Copy the entries below exactly. Images do not belong in the copy.

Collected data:

——————————

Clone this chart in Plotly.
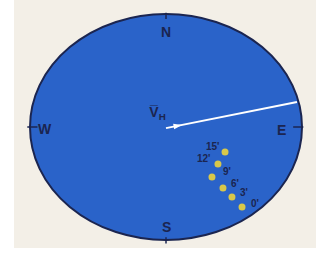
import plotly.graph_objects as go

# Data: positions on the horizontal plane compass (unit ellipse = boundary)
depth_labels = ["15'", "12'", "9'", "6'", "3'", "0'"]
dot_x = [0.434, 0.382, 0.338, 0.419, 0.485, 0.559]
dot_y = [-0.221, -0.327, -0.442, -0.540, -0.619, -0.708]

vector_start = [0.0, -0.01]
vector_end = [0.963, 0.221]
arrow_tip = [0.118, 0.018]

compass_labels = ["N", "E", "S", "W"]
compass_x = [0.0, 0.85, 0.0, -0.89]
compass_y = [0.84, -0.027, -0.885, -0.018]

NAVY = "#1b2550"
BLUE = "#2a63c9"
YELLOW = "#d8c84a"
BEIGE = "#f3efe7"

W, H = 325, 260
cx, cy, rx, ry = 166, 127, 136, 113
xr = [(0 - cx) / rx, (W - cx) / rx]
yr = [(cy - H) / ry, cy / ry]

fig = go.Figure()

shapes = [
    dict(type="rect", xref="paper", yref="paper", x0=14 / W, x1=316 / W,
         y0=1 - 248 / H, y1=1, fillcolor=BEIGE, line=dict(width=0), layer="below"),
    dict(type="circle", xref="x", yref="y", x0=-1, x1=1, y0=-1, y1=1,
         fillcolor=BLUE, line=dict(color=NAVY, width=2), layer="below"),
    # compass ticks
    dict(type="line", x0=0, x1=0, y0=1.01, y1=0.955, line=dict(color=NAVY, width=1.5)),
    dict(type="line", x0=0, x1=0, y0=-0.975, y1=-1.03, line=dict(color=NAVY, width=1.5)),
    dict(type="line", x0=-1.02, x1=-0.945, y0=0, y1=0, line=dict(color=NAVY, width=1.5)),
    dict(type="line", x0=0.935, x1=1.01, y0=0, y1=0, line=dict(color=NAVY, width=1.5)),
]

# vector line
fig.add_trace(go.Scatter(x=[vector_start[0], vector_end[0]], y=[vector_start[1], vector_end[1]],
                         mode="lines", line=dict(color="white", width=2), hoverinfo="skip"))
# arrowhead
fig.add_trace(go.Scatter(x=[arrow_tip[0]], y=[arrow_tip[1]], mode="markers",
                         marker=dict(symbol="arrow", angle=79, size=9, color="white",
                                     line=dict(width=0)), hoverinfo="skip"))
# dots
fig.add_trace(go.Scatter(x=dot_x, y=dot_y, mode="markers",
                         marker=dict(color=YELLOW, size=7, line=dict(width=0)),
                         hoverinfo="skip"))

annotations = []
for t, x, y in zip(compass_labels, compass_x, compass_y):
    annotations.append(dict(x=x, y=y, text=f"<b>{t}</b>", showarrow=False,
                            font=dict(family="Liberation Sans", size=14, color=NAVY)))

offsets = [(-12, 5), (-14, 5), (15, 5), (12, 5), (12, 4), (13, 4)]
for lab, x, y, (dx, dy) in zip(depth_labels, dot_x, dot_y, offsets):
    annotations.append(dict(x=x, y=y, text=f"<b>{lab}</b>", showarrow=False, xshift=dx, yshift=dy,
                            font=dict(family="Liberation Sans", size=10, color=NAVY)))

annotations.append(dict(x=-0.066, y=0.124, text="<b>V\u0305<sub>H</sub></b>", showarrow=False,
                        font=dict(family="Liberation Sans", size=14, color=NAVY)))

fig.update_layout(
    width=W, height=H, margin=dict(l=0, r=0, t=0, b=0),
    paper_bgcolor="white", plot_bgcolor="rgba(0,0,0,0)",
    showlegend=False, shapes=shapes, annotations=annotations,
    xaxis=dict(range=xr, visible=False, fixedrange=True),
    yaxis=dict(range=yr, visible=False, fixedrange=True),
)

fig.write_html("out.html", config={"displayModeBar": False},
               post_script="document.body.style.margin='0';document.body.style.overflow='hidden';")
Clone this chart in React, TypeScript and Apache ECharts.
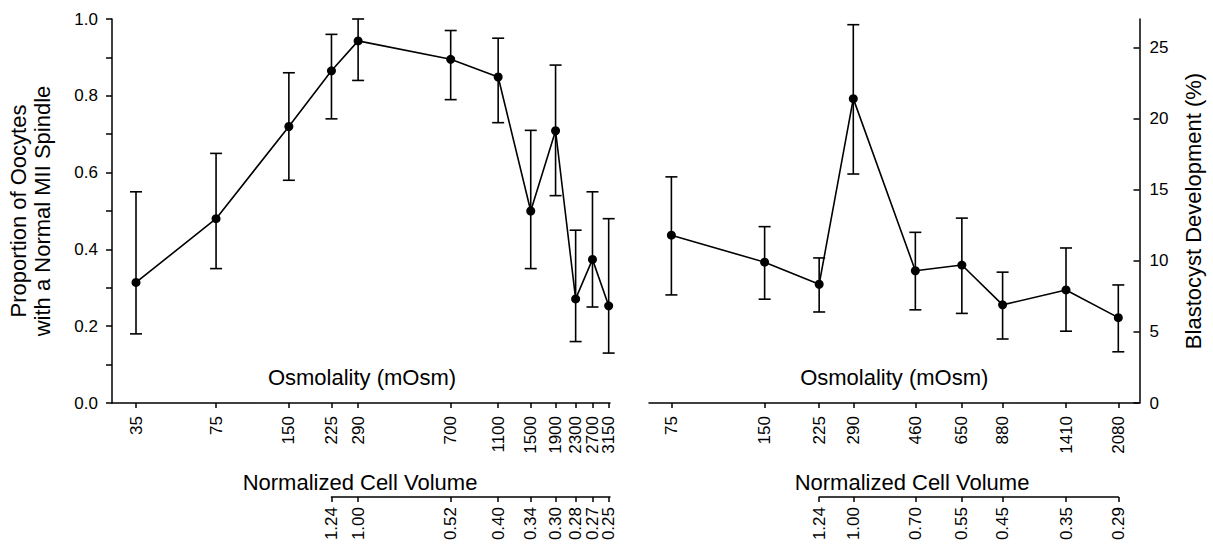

——————————

> Solution for this problem:
Clone this chart in Plotly.
import plotly.graph_objects as go

# Data: positions on the horizontal plane compass (unit ellipse = boundary)
depth_labels = ["15'", "12'", "9'", "6'", "3'", "0'"]
dot_x = [0.434, 0.382, 0.338, 0.419, 0.485, 0.559]
dot_y = [-0.221, -0.327, -0.442, -0.540, -0.619, -0.708]

vector_start = [0.0, -0.01]
vector_end = [0.963, 0.221]
arrow_tip = [0.118, 0.018]

compass_labels = ["N", "E", "S", "W"]
compass_x = [0.0, 0.85, 0.0, -0.89]
compass_y = [0.84, -0.027, -0.885, -0.018]

NAVY = "#1b2550"
BLUE = "#2a63c9"
YELLOW = "#d8c84a"
BEIGE = "#f3efe7"

W, H = 325, 260
cx, cy, rx, ry = 166, 127, 136, 113
xr = [(0 - cx) / rx, (W - cx) / rx]
yr = [(cy - H) / ry, cy / ry]

fig = go.Figure()

shapes = [
    dict(type="rect", xref="paper", yref="paper", x0=14 / W, x1=316 / W,
         y0=1 - 248 / H, y1=1, fillcolor=BEIGE, line=dict(width=0), layer="below"),
    dict(type="circle", xref="x", yref="y", x0=-1, x1=1, y0=-1, y1=1,
         fillcolor=BLUE, line=dict(color=NAVY, width=2), layer="below"),
    # compass ticks
    dict(type="line", x0=0, x1=0, y0=1.01, y1=0.955, line=dict(color=NAVY, width=1.5)),
    dict(type="line", x0=0, x1=0, y0=-0.975, y1=-1.03, line=dict(color=NAVY, width=1.5)),
    dict(type="line", x0=-1.02, x1=-0.945, y0=0, y1=0, line=dict(color=NAVY, width=1.5)),
    dict(type="line", x0=0.935, x1=1.01, y0=0, y1=0, line=dict(color=NAVY, width=1.5)),
]

# vector line
fig.add_trace(go.Scatter(x=[vector_start[0], vector_end[0]], y=[vector_start[1], vector_end[1]],
                         mode="lines", line=dict(color="white", width=2), hoverinfo="skip"))
# arrowhead
fig.add_trace(go.Scatter(x=[arrow_tip[0]], y=[arrow_tip[1]], mode="markers",
                         marker=dict(symbol="arrow", angle=79, size=9, color="white",
                                     line=dict(width=0)), hoverinfo="skip"))
# dots
fig.add_trace(go.Scatter(x=dot_x, y=dot_y, mode="markers",
                         marker=dict(color=YELLOW, size=7, line=dict(width=0)),
                         hoverinfo="skip"))

annotations = []
for t, x, y in zip(compass_labels, compass_x, compass_y):
    annotations.append(dict(x=x, y=y, text=f"<b>{t}</b>", showarrow=False,
                            font=dict(family="Liberation Sans", size=14, color=NAVY)))

offsets = [(-12, 5), (-14, 5), (15, 5), (12, 5), (12, 4), (13, 4)]
for lab, x, y, (dx, dy) in zip(depth_labels, dot_x, dot_y, offsets):
    annotations.append(dict(x=x, y=y, text=f"<b>{lab}</b>", showarrow=False, xshift=dx, yshift=dy,
                            font=dict(family="Liberation Sans", size=10, color=NAVY)))

annotations.append(dict(x=-0.066, y=0.124, text="<b>V\u0305<sub>H</sub></b>", showarrow=False,
                        font=dict(family="Liberation Sans", size=14, color=NAVY)))

fig.update_layout(
    width=W, height=H, margin=dict(l=0, r=0, t=0, b=0),
    paper_bgcolor="white", plot_bgcolor="rgba(0,0,0,0)",
    showlegend=False, shapes=shapes, annotations=annotations,
    xaxis=dict(range=xr, visible=False, fixedrange=True),
    yaxis=dict(range=yr, visible=False, fixedrange=True),
)

fig.write_html("out.html", config={"displayModeBar": False},
               post_script="document.body.style.margin='0';document.body.style.overflow='hidden';")
Clone this chart in React, TypeScript and Apache ECharts.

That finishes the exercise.